Last month I argued that a news article misrepresented the feelings of economists on school vouchers. I got a bit of pushback from people who thought I had just misread it, and that it wasn’t deceptive at all (1, 2, 3), and wrote an addendum post sticking to my guns.
One of my New Years resolutions is to be more empirical, so I thought this would be a good opportunity for an experiment. I offered to bet at 10:1 odds in the other person’s favor that most people shown the article would believe economists were against school vouchers. Noah Smith originally took me up on the bet, but later stopped cooperating with me about it and wouldn’t give a straight answer to the question of whether he was retracting his offer. Vikram Sasi agreed to continue the bet; I’m not sure if he disagreed with my assessment, thought the odds were too good to refuse, or just wanted the experiment to go ahead.

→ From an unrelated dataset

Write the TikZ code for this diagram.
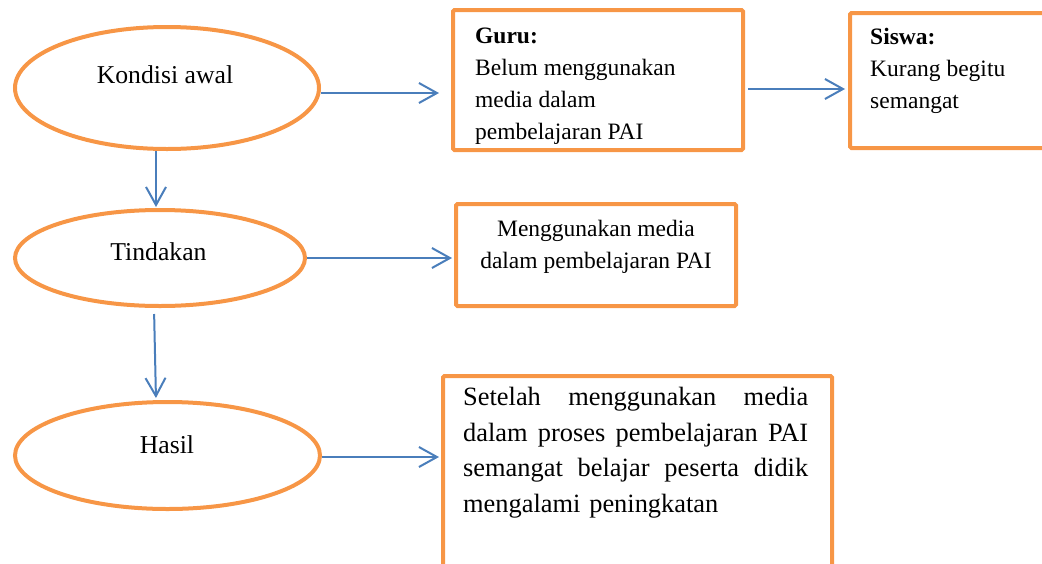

I proposed that we show some random people the article, then ask them a few easy comprehension questions to make sure they were putting in a decent effort. Then we would ask the following:
According to this article:
a) Most economists support privatizing education
b) Most economists oppose privatizing education
c) Unsure / the article doesn’t say
The true answer was (c) – the article doesn’t give enough information to tell you what economists think (which turns out to be mostly unsure, with more supporting the privatization than opposing). But I thought the article heavily (and falsely) implied b, and expected most people to give that answer.
Before Vikram and I could agree on exactly how we were going to do this, we got scooped by two other people who did the experiment without asking us.
Commenter Sripada got 40 people to take the survey on MTurk, of whom 35 answered the easy questions right and qualified for inclusion. Of those 35, 32 of them (91%) answered (b), misinterpreting the article to claim a consensus against privatizing education. Only one of them (3%) gave the correct answer (c), accurately noting that the article doesn’t tell us anything about an economic consensus for or against.
Hanne Watkins, a real research psychologist, also did a 50 person MTurk survey. I don’t have enough access to her data to limit the sample to people who answered the easy questions right, but among all participants 78% believed that most economists opposed privatization, compared to only 10% who correctly noted that the article didn’t say.
Vikram graciously accepted these studies as settling the bet, and since more than half of people misinterpreted the article in both, he paid me my $10.
I’m really happy about this, not just because I won ten dollars but because I feel like it was a rare example of getting to decisively settle a disagreement. Instead of arguing about whether or not the article was misleading, we figured out a way to test it, did the test, and now we know.
I should add that some people might think the article was non-misleading in a different way than I did that can’t be settled empirically (Noah seems to be in this group), and other people might think the particular set of questions the survey asked was unfair or biased. This is why I wish I’d gotten to bet somebody who I knew really disagreed with me about this, so at least that disagreement could have been settled for sure. As a consolation prize, I will take my ten dollars and my increased certainty that the article didn’t accurately convey economists’ thoughts.
Thanks to Vikram, Sripada, and Hanne for their help with this.